The biggest surge of Italian immigrants to the United States lasted from the 1880s to the 1920s, according to Joseph Scelsa, founder and president of the Italian American Museum, which is across the street from Angelo's. Many of those immigrants settled in downtown Manhattan.
Mr Scelsa said that in the early 1920s, a tenement apartment could be rented in the area for US$10 a month - less than today's neighbourhood Nova sandwich. Today, a three-bedroom apartment at 133 Mulberry St, a condo project that appears to have been cobbled together from three tenement buildings, is for sale at US$2.85 million.
But some remnants of those old bargains remained, long after the neighbourhood was nearly devoured by Chinatown and then succumbed to gentrification. Mr Scelsa said that about three years ago, his museum bought out a rent-controlled tenant in its building, on the corner of Mulberry and Grand streets. The tenant had inherited the apartment from a parent who had been there since the turn of the last century - and he was paying less than US$100 a month for 1,000 square feet of space.
"It was a lot of money," Mr Scelsa said of the price the museum paid to get the tenant to move out. "But he's very happy. He's got an apartment on the Upper East Side. And we've got the space."
Businesses, too, have seen their rents explode. John Delutro owns Caffé Palermo, right next door to Angelo's. Mr Delutro, who goes by the sobriquet Baby John the Cannoli King, opened his cafe almost 45 years ago, and today it's hard to miss: A 12-foot-tall cannoli is affixed to the side of the building.

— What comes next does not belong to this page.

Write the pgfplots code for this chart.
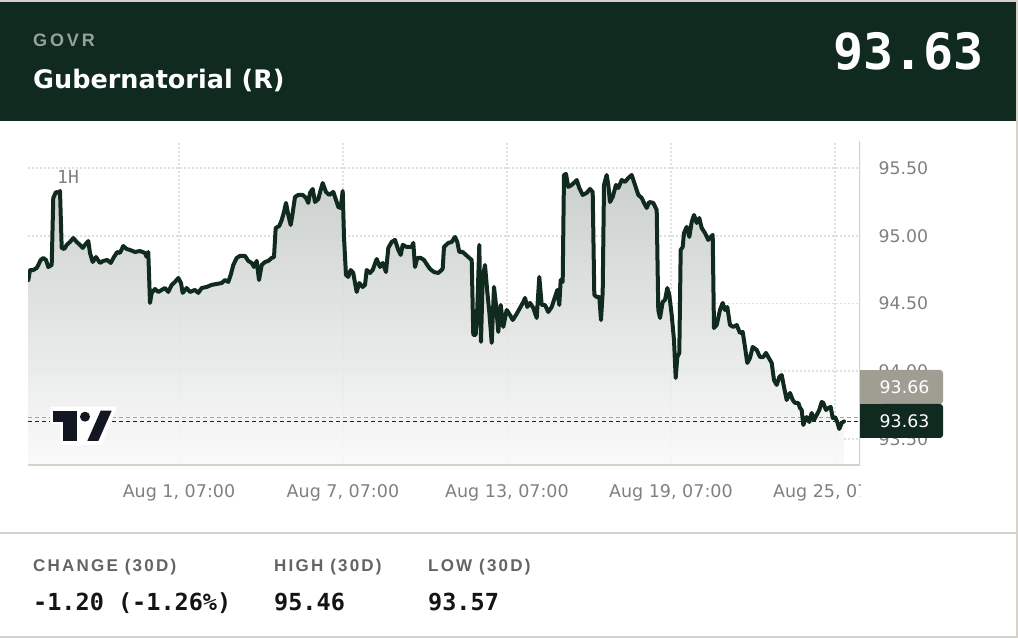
\documentclass[border=0pt]{standalone}
\usepackage{fontspec}
\usepackage{pgfplots}
\usepackage{pgfplotstable}
\pgfplotsset{compat=1.18}
\newfontfamily\dv{DejaVu Sans}
\newfontfamily\dvmono{DejaVu Sans Mono}
\newfontfamily\lsgovr[LetterSpace=16]{Liberation Sans}
\newfontfamily\lslab[LetterSpace=13]{Liberation Sans}
\definecolor{hdr}{RGB}{16,42,32}
\definecolor{lineCol}{RGB}{16,42,30}
\definecolor{govrCol}{RGB}{150,162,155}
\definecolor{tickCol}{RGB}{128,128,128}
\definecolor{gridCol}{RGB}{224,224,224}
\definecolor{borderCol}{RGB}{214,210,201}
\definecolor{boxGray}{RGB}{160,157,147}
\definecolor{fillTop}{RGB}{196,202,199}
\definecolor{fillBot}{RGB}{250,250,250}
\definecolor{dashGray}{RGB}{168,165,156}
\definecolor{logoCol}{RGB}{19,23,34}
\definecolor{labCol}{RGB}{100,100,100}
\definecolor{valCol}{RGB}{20,20,20}
\pgfplotstableread{
x y
0.487 94.673
0.549 94.747
0.670 94.747
0.794 94.762
0.853 94.784
0.940 94.821
1.036 94.836
1.134 94.821
1.218 94.769
1.343 94.784
1.401 95.279
1.500 95.323
1.584 95.316
1.647 95.330
1.709 94.910
1.804 94.902
1.892 94.932
2.012 94.954
2.133 94.983
2.258 94.954
2.378 94.932
2.477 94.910
2.561 94.932
2.682 94.961
2.744 94.873
2.843 94.806
2.964 94.843
3.110 94.799
3.231 94.814
3.377 94.821
3.502 94.799
3.622 94.843
3.743 94.880
3.842 94.873
3.963 94.924
4.087 94.902
4.208 94.895
4.391 94.880
4.574 94.887
4.757 94.873
4.819 94.843
4.877 94.880
4.940 94.504
5.002 94.578
5.123 94.607
5.243 94.585
5.368 94.600
5.489 94.614
5.609 94.585
5.734 94.637
5.854 94.659
5.975 94.688
6.074 94.651
6.136 94.578
6.282 94.614
6.403 94.585
6.586 94.600
6.707 94.578
6.831 94.614
7.014 94.622
7.197 94.637
7.380 94.644
7.563 94.651
7.684 94.673
7.805 94.659
7.892 94.710
7.988 94.784
8.112 94.836
8.233 94.851
8.416 94.851
8.536 94.814
8.661 94.799
8.745 94.769
8.844 94.814
8.928 94.673
9.027 94.784
9.148 94.806
9.268 94.814
9.393 94.836
9.477 94.843
9.539 95.057
9.671 95.072
9.759 95.116
9.843 95.175
9.916 95.242
10.000 95.153
10.088 95.079
10.161 95.168
10.245 95.286
10.366 95.301
10.527 95.301
10.648 95.279
10.732 95.242
10.794 95.316
10.893 95.345
10.977 95.249
11.098 95.271
11.186 95.338
11.259 95.389
11.379 95.323
11.500 95.301
11.647 95.323
11.745 95.264
11.829 95.212
11.917 95.205
11.991 95.330
12.038 94.991
12.111 94.710
12.196 94.696
12.283 94.747
12.378 94.725
12.441 94.651
12.503 94.585
12.598 94.651
12.722 94.622
12.807 94.637
12.869 94.747
12.989 94.725
13.088 94.747
13.235 94.828
13.355 94.769
13.454 94.799
13.575 94.732
13.659 94.910
13.783 94.954
13.904 94.969
14.025 94.895
14.113 94.858
14.186 94.932
14.332 94.917
14.515 94.917
14.574 94.947
14.636 94.769
14.720 94.836
14.845 94.836
14.965 94.821
15.086 94.784
15.185 94.755
15.331 94.732
15.489 94.725
15.649 94.755
15.697 94.917
15.854 94.947
15.979 94.954
16.100 94.991
16.184 94.954
16.257 94.880
16.381 94.880
16.502 94.858
16.623 94.836
16.711 94.821
16.769 94.268
16.857 94.268
16.916 94.467
16.989 94.932
17.051 94.216
17.113 94.688
17.197 94.784
17.282 94.585
17.355 94.437
17.443 94.209
17.527 94.622
17.600 94.489
17.684 94.290
17.772 94.489
17.867 94.327
17.991 94.452
18.112 94.415
18.211 94.378
18.332 94.415
18.478 94.467
18.599 94.511
18.661 94.541
18.745 94.474
18.844 94.504
18.965 94.467
19.089 94.393
19.184 94.696
19.272 94.489
19.393 94.489
19.513 94.437
19.638 94.474
19.759 94.548
19.843 94.600
19.916 94.489
19.967 94.673
20.040 94.659
20.088 95.448
20.161 95.456
20.245 95.360
20.370 95.375
20.490 95.397
20.553 95.411
20.648 95.352
20.772 95.301
20.918 95.316
21.039 95.345
21.138 95.323
21.197 94.563
21.284 94.548
21.380 94.548
21.442 94.378
21.504 94.585
21.552 95.375
21.650 95.448
21.709 95.375
21.771 95.249
21.870 95.286
21.991 95.375
22.075 95.352
22.199 95.411
22.320 95.397
22.441 95.426
22.565 95.448
22.686 95.375
22.807 95.301
22.931 95.279
23.015 95.242
23.114 95.205
23.209 95.249
23.355 95.242
23.480 95.190
23.538 94.452
23.601 94.393
23.699 94.511
23.784 94.526
23.868 94.614
23.941 94.563
24.029 94.415
24.113 94.231
24.175 93.950
24.234 94.105
24.307 94.135
24.358 94.895
24.431 94.917
24.479 95.020
24.577 95.065
24.673 94.991
24.760 95.101
24.845 95.153
24.943 95.094
25.039 95.131
25.126 95.057
25.247 95.020
25.368 94.969
25.456 94.991
25.529 95.006
25.576 94.319
25.675 94.341
25.796 94.452
25.895 94.504
25.979 94.452
26.063 94.474
26.162 94.341
26.283 94.327
26.407 94.341
26.528 94.282
26.627 94.290
26.711 94.179
26.795 94.061
26.894 94.098
26.993 94.179
27.139 94.157
27.260 94.105
27.380 94.105
27.479 94.135
27.563 94.105
27.688 94.061
27.772 93.935
27.871 93.899
27.966 93.958
28.054 93.972
28.138 93.884
28.236 93.788
28.357 93.840
28.456 93.788
28.540 93.766
28.661 93.766
28.723 93.729
28.785 93.714
28.844 93.603
28.906 93.640
28.968 93.662
29.064 93.625
29.151 93.692
29.235 93.640
29.334 93.677
29.429 93.714
29.517 93.773
29.576 93.766
29.675 93.714
29.759 93.729
29.846 93.736
29.920 93.655
30.004 93.662
30.087 93.625
30.161 93.574
30.249 93.618
30.333 93.630
}\govr
\begin{document}
\begin{tikzpicture}
\useasboundingbox (0,0) rectangle (1018pt,638pt);
\fill[white] (0,0) rectangle (1018pt,638pt);
% header band
\fill[hdr] (0,517pt) rectangle (1016pt,636pt);
% card borders
\draw[borderCol, line width=2pt] (0,637pt) -- (1017pt,637pt) -- (1017pt,1pt) -- (0,1pt);
\draw[borderCol, line width=2pt] (0,105pt) -- (1016pt,105pt);
% header texts
\node[anchor=base west, inner sep=0, text=govrCol, font=\lsgovr\bfseries\fontsize{18pt}{20pt}\selectfont] at (33pt,591.3pt) {GOVR};
\node[anchor=base west, inner sep=0, text=white, font=\dv\bfseries\fontsize{25.5pt}{28pt}\selectfont] at (33pt,549.5pt) {Gubernatorial (R)};
\node[anchor=base east, inner sep=0, text=white, font=\dvmono\bfseries\fontsize{50pt}{52pt}\selectfont] at (984pt,568pt) {93.63};
\begin{axis}[
  at={(28pt,173pt)}, anchor=south west,
  scale only axis, width=832pt, height=324pt,
  xmin=0.476, xmax=30.919, ymin=93.308, ymax=95.699,
  xtick={6,12,18,24,30},
  xticklabels={{Aug 1, 07:00},{Aug 7, 07:00},{Aug 13, 07:00},{Aug 19, 07:00},{Aug 25, 07:00}},
  ytick={93.5,94,94.5,95,95.5},
  yticklabel pos=right,
  /pgf/number format/assume math mode=true,
  yticklabel style={/pgf/number format/fixed, /pgf/number format/fixed zerofill, /pgf/number format/precision=2, anchor=west, xshift=15pt, font=\dv\fontsize{17.3pt}{20pt}\selectfont, text=tickCol},
  xticklabel style={font=\dv\fontsize{17.5pt}{20pt}\selectfont, text=tickCol, yshift=-16pt},
  axis line style={draw=none},
  major tick length=0pt,
  tick style={draw=none},
  grid=major,
  major grid style={gridCol, line width=1.6pt, dash pattern=on 2pt off 2pt},
]
\addplot[draw=none, fill opacity=0.88, top color=fillTop, bottom color=fillBot, forget plot] table {\govr} -- (axis cs:30.333,93.308) -- (axis cs:0.487,93.308) -- cycle;
\addplot[dashGray, line width=1.6pt, dash pattern=on 4pt off 3pt, forget plot] coordinates {(0.476,93.66) (30.919,93.66)};
\addplot[lineCol, line width=1.6pt, dash pattern=on 4pt off 3pt, forget plot] coordinates {(0.476,93.63) (30.919,93.63)};
\addplot[lineCol, line width=4pt, line join=round, line cap=round] table {\govr};
\draw[borderCol, line width=2pt] (rel axis cs:0,0) -- (rel axis cs:1,0) -- (rel axis cs:1,1);
\end{axis}
% clip last tick label
\fill[white] (861pt,125pt) rectangle (1010pt,162pt);
% price boxes
\fill[boxGray, rounded corners=3pt] (880pt,234pt) rectangle (943pt,268pt);
\fill[boxGray] (860pt,234pt) rectangle (900pt,268pt);
\fill[hdr, rounded corners=3pt] (880pt,200pt) rectangle (943pt,234pt);
\fill[hdr] (860pt,200pt) rectangle (900pt,234pt);
\node[text=white, font=\dv\fontsize{17.3pt}{20pt}\selectfont, inner sep=0] at (904.5pt,251pt) {93.66};
\node[text=white, font=\dv\fontsize{17.3pt}{20pt}\selectfont, inner sep=0] at (904.5pt,217pt) {93.63};
% 1H
\node[anchor=base west, inner sep=0, text=tickCol, font=\dvmono\fontsize{18pt}{20pt}\selectfont] at (57pt,454pt) {1H};
% logo
\fill[white] (50pt,231.3pt) -- (117.3pt,231.3pt) -- (101.7pt,193pt) -- (60pt,193pt) -- (60pt,213.5pt) -- (50pt,213.5pt) -- cycle;
\fill[logoCol] (52.7pt,216.3pt) rectangle (76.7pt,227.3pt);
\fill[logoCol] (63.3pt,197pt) rectangle (76.7pt,227.3pt);
\fill[logoCol] (85pt,221.3pt) circle (5pt);
\fill[logoCol] (87.3pt,197pt) -- (100.7pt,227.3pt) -- (111.7pt,227.3pt) -- (98.3pt,197pt) -- cycle;
% footer
\node[anchor=base west, inner sep=0, text=labCol, font=\lslab\bfseries\fontsize{17pt}{20pt}\selectfont] at (33pt,66.3pt) {CHANGE (30D)};
\node[anchor=base west, inner sep=0, text=labCol, font=\lslab\bfseries\fontsize{17pt}{20pt}\selectfont] at (274pt,66.3pt) {HIGH (30D)};
\node[anchor=base west, inner sep=0, text=labCol, font=\lslab\bfseries\fontsize{17pt}{20pt}\selectfont] at (428pt,66.3pt) {LOW (30D)};
\node[anchor=base west, inner sep=0, text=valCol, font=\dvmono\bfseries\fontsize{23.5pt}{26pt}\selectfont] at (33pt,28pt) {-1.20 (-1.26\%)};
\node[anchor=base west, inner sep=0, text=valCol, font=\dvmono\bfseries\fontsize{23.5pt}{26pt}\selectfont] at (274pt,28pt) {95.46};
\node[anchor=base west, inner sep=0, text=valCol, font=\dvmono\bfseries\fontsize{23.5pt}{26pt}\selectfont] at (428pt,28pt) {93.57};
\end{tikzpicture}
\end{document}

"I started this restaurant when I was 17 and my rent was US$75 a month," Mr Delutro said. "You don't want me to tell you what it is now. You'll fall down."
His shop is busy every day and he has a great mail order business, the Cannoli King said, but he worries about the future.
"As rents go up you know the prices go up, and after a while we'll be overpriced," he said. "My cheesecake is US$6. So what am I going to charge, US$9? That's a lot of money."
Some might say that many nearby restaurants are already there. One establishment offers campagnola, described as a rustic dish of sautéed steak, chicken and sausage, for US$41.95, and a chicken breast crusted in pistachio for US$25.95. Several restaurants station employees out front, armed with menus and an insistent smile, trying to cajole passers-by to stop in for a meal.
Angelo's, many in the neighbourhood said, was different. Bruno Brancaleone, who stood outside the restaurant on Monday chain-smoking Marlboro Lights and talking on his cellphone, said he had worked at Angelo's for about 30 years, an eternity in the food service industry. Mr Brancaleone, who said he came to the United States from Naples, Italy, about 35 years ago, said many of his co-workers had been there for 20 or more years.
Angelo's was also something of a destination, if often for those from out of town. Bill and Nidia Demma own an Italian restaurant near Utica, New York, and they come down to New York City several times a year with another couple. Every time they come to town, they go to Angelo's.
"We just came here to eat," said their friend Anthony Giovinazzo, who stood in front of the barren restaurant on Monday.
"So now," he said with a laugh, "I guess we'll go to Chick-fil-A."